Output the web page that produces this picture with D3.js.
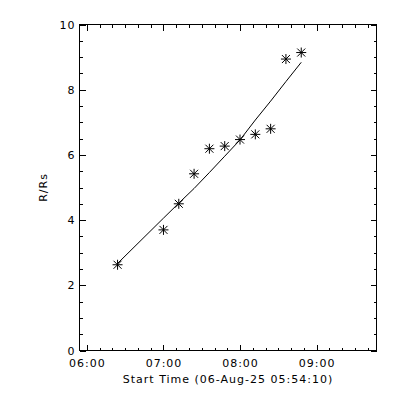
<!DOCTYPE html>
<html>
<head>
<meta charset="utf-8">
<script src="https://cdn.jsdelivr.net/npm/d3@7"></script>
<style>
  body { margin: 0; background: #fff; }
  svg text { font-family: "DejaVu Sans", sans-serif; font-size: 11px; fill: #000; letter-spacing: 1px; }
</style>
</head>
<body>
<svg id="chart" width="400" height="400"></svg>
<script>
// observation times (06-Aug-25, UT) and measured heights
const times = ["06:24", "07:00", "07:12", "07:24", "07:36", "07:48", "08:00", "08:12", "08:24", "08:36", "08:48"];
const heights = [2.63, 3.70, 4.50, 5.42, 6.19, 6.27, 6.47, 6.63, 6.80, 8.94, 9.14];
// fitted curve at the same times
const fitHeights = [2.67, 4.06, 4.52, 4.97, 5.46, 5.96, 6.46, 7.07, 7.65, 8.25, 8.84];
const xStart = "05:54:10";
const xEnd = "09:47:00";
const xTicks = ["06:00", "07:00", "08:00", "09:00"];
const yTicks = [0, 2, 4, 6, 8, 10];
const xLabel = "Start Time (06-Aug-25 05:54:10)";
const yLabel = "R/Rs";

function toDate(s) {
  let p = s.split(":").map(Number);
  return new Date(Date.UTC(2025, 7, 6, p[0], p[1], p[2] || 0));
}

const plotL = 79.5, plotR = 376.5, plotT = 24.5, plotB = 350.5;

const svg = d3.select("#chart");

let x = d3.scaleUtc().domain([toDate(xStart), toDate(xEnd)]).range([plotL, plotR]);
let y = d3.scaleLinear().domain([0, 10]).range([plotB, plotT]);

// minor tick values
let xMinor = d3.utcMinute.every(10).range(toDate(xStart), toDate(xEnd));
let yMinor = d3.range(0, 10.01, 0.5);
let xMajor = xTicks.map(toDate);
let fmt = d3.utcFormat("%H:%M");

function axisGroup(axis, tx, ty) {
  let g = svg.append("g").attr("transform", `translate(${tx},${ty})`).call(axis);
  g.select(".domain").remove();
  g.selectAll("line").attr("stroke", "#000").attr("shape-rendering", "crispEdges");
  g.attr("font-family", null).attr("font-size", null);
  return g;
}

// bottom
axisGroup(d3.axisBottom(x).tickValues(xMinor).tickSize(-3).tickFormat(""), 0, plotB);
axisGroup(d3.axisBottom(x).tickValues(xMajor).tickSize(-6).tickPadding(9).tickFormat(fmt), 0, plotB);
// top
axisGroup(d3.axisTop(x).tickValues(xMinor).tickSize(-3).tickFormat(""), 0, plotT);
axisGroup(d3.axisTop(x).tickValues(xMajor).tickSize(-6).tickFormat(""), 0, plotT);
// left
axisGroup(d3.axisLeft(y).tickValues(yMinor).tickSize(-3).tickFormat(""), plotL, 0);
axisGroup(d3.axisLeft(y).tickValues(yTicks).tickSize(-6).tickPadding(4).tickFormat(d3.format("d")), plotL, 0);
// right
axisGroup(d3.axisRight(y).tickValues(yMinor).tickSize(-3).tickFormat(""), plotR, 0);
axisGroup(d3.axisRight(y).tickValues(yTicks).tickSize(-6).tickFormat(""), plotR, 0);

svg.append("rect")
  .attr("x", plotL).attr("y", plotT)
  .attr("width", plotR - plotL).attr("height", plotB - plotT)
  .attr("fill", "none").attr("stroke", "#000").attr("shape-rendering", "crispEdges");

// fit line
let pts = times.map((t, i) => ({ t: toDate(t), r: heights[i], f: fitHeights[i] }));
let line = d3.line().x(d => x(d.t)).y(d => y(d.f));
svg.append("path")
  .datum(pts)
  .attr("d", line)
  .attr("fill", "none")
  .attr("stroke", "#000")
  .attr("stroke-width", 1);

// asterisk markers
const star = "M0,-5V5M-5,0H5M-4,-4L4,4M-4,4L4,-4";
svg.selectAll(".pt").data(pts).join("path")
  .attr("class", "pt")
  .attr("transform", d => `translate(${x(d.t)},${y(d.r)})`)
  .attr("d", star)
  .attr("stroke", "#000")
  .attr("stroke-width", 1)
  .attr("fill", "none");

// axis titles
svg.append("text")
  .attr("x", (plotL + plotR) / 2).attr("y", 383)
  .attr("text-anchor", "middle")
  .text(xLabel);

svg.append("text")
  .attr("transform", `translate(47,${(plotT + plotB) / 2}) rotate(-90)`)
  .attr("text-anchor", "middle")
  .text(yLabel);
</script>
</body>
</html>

+---+

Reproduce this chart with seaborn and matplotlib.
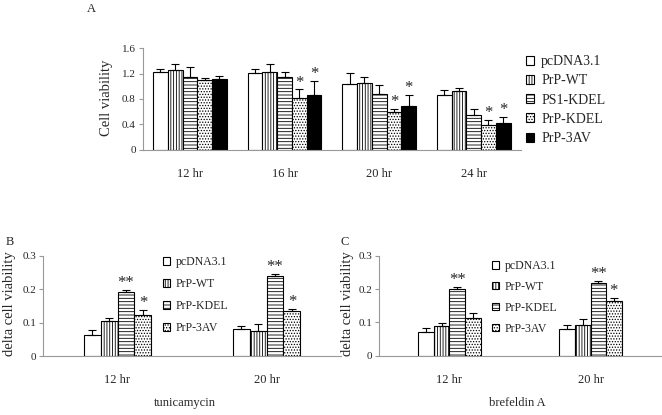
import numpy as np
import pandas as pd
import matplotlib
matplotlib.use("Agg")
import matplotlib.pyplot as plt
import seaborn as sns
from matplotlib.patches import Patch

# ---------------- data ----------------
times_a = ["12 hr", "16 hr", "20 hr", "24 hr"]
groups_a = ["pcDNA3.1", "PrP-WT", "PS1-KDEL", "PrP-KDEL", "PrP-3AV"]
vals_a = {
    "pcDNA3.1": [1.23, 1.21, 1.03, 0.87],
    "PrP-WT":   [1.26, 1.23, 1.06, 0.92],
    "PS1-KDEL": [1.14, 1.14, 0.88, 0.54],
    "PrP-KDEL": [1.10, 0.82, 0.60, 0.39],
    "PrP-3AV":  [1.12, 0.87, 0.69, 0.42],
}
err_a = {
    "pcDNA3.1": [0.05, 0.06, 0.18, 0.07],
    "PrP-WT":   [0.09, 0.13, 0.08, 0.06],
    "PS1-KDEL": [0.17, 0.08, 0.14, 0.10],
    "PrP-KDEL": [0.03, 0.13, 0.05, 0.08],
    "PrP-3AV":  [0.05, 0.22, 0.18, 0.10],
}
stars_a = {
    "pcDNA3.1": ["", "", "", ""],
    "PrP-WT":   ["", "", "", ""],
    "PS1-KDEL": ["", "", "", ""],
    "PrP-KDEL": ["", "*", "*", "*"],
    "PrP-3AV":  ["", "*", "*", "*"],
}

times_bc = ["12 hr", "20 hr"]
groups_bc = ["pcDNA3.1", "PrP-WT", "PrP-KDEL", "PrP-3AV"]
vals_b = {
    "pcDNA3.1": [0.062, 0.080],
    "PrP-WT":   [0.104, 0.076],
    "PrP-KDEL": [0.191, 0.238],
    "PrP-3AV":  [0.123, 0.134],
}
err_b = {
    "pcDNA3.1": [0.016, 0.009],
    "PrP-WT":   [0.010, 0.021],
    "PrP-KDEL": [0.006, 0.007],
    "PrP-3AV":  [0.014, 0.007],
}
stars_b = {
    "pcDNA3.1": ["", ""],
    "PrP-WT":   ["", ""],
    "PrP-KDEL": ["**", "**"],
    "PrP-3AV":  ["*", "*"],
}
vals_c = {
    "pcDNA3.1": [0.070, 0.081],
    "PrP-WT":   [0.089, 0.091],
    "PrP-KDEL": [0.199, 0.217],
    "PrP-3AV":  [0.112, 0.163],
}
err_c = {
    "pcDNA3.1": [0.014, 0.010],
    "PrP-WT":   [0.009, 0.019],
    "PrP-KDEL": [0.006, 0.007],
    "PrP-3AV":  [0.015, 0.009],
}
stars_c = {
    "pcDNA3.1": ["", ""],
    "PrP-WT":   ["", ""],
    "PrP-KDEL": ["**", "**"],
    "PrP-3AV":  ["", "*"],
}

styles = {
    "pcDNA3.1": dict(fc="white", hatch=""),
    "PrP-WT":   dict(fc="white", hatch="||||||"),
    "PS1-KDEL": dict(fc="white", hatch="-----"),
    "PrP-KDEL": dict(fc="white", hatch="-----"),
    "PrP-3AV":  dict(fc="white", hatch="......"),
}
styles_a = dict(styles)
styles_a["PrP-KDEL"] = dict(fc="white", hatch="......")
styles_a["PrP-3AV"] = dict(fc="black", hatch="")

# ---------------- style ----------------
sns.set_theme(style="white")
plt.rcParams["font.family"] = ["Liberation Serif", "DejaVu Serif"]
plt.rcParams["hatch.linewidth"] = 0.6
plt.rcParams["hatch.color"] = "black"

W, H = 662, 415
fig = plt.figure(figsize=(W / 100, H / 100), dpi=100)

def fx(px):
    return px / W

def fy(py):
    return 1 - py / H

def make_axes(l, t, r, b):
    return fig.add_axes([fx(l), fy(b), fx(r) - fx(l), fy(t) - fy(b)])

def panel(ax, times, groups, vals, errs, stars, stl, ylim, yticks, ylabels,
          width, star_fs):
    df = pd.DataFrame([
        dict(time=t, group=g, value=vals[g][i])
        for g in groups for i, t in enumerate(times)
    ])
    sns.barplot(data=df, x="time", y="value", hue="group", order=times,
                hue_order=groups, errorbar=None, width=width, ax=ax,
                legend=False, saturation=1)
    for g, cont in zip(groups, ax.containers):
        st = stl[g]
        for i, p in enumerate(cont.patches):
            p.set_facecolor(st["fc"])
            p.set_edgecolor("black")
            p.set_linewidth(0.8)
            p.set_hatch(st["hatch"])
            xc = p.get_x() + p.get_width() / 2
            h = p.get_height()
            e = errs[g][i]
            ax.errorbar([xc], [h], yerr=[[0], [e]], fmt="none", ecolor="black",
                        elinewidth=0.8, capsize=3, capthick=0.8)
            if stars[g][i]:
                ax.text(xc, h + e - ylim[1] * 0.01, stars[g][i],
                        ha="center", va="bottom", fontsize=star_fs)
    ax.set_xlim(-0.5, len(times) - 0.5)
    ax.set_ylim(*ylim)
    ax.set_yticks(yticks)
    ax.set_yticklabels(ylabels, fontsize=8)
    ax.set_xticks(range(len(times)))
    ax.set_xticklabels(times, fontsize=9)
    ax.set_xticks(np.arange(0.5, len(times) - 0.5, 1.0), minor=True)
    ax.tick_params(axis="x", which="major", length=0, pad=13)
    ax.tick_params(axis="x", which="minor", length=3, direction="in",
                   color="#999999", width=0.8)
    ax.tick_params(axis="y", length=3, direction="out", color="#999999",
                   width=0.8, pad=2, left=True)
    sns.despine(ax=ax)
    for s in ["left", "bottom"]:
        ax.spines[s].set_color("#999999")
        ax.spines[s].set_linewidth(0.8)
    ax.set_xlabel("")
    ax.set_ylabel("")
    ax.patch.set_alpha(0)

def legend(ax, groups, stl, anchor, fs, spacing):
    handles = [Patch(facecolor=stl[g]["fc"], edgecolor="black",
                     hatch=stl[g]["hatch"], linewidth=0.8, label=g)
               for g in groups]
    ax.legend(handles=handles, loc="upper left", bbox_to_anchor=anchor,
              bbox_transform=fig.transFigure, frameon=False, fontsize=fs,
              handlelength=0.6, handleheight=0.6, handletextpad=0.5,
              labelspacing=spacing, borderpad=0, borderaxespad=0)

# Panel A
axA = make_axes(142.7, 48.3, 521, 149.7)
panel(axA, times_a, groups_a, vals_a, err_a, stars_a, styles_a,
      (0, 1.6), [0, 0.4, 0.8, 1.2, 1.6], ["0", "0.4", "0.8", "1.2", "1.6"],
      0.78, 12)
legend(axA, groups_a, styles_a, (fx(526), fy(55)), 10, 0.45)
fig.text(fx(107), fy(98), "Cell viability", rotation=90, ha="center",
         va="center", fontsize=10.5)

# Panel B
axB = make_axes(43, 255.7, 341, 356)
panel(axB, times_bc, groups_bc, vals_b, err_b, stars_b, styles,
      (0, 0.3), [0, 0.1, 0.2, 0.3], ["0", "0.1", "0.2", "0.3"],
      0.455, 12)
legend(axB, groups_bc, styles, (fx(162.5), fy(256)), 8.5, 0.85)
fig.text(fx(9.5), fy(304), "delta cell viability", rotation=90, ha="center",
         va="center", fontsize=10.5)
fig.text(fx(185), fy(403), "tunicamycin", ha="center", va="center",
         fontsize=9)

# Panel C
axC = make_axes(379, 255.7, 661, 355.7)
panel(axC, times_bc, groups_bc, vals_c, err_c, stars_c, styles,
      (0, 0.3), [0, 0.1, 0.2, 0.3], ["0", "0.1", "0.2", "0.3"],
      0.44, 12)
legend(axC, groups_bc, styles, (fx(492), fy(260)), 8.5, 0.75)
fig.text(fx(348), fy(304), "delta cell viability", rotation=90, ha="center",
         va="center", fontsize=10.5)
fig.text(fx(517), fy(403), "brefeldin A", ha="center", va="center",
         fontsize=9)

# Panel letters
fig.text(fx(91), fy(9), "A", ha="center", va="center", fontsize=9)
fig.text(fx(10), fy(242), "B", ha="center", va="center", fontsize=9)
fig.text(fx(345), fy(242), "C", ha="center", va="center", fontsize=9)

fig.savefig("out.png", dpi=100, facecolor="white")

+---+

■ Directions for this task ■
Copy only the lines above from the one containing "Reproduce this chart" through the one containing "from matplotlib.patches import Patch", both included. Leave out the pictures.

■ Exercise response ■
Reproduce this chart with seaborn and matplotlib.
import numpy as np
import pandas as pd
import matplotlib
matplotlib.use("Agg")
import matplotlib.pyplot as plt
import seaborn as sns
from matplotlib.patches import Patch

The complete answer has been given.